Director of Trump-Comey TV Series Criticizes Postelection Release Date

In a brief interview on Tuesday, Mr. Ray addressed the company’s decision to make the mini-series available weeks after Election Day, Nov. 3. “I don’t see how it could have been economically motivated,” he said. “They never told me why.”

“A Higher Loyalty” was an instant blockbuster upon its publication in April 2018, selling 600,000 copies in all formats its first week. In its pages Mr. Comey likens Mr. Trump to a crime boss and calls him “unethical, and untethered to truth.” Mr. Trump attacked the book and its author, calling him an “untruthful slime ball” in a tweet.

At the time of his firing three years ago, Mr. Comey was the top official leading a criminal investigation into whether Mr. Trump’s advisers had colluded with the Russian government to influence the outcome of the 2016 election.

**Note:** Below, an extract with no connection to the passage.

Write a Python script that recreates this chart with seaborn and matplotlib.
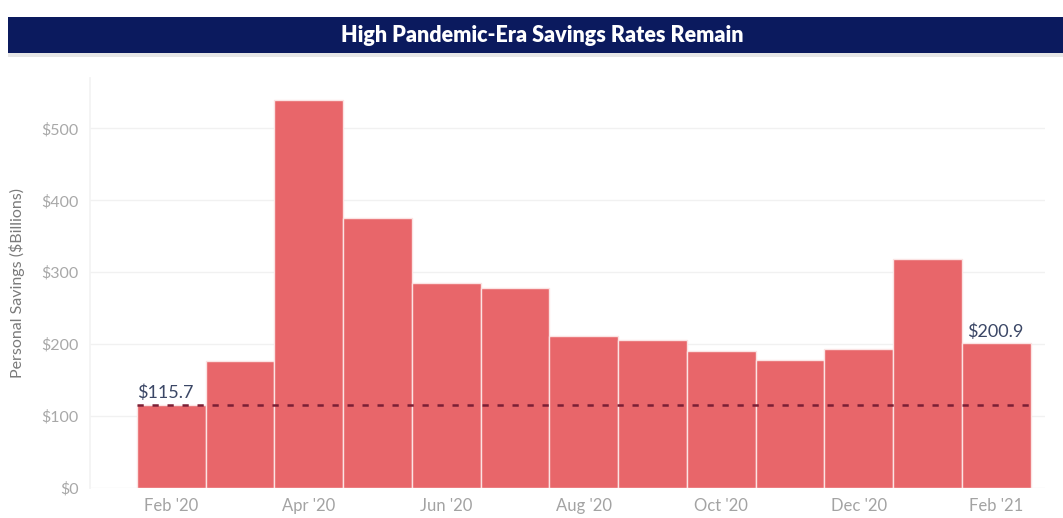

Simon & Schuster, a publishing house owned by ViacomCBS, released Mr. Comey’s book; it is also the publisher of “The Room Where It Happened,” a memoir by Mr. Trump’s former national security head John Bolton that came out on Tuesday. In March, ViacomCBS put Simon & Schuster up for sale.

CBS was among the hundreds of organizations and people that have been the target of attacks by Mr. Trump during his term in office. In a 2018 tweet, the president included CBS reporters among the “fakers” who have “done so much dishonest reporting that they should only be allowed to get awards for fiction!”

Previous attempts by Hollywood to build shows around political figures have not gone according to plan. In 2013, NBC scrapped a mini-series that would have starred Diane Lane as Hillary Clinton before it was shot. More recently, the third season of Ryan Murphy’s FX series, “American Crime Story: Impeachment” — with a focus on former President Bill Clinton, and with Monica Lewinsky as a producer — was scheduled to make its debut on Sept. 27. FX ended up postponing the release until after the election, citing Mr. Murphy’s busy schedule.

In his email to the cast of “The Comey Rule,” Mr. Ray wrote that he was puzzled by ViacomCBS’s decision to wait until after the election.

“Why?” he wrote. “I don’t know. The health of a media company depends on attracting audiences — and our movie, aired in August of an election year, would have been very big news. Can you imagine the billboards? Comey Vs. Trump! A cast loaded with Emmy winners! Yet here we are. I am deeply sorry that I didn’t win this one.”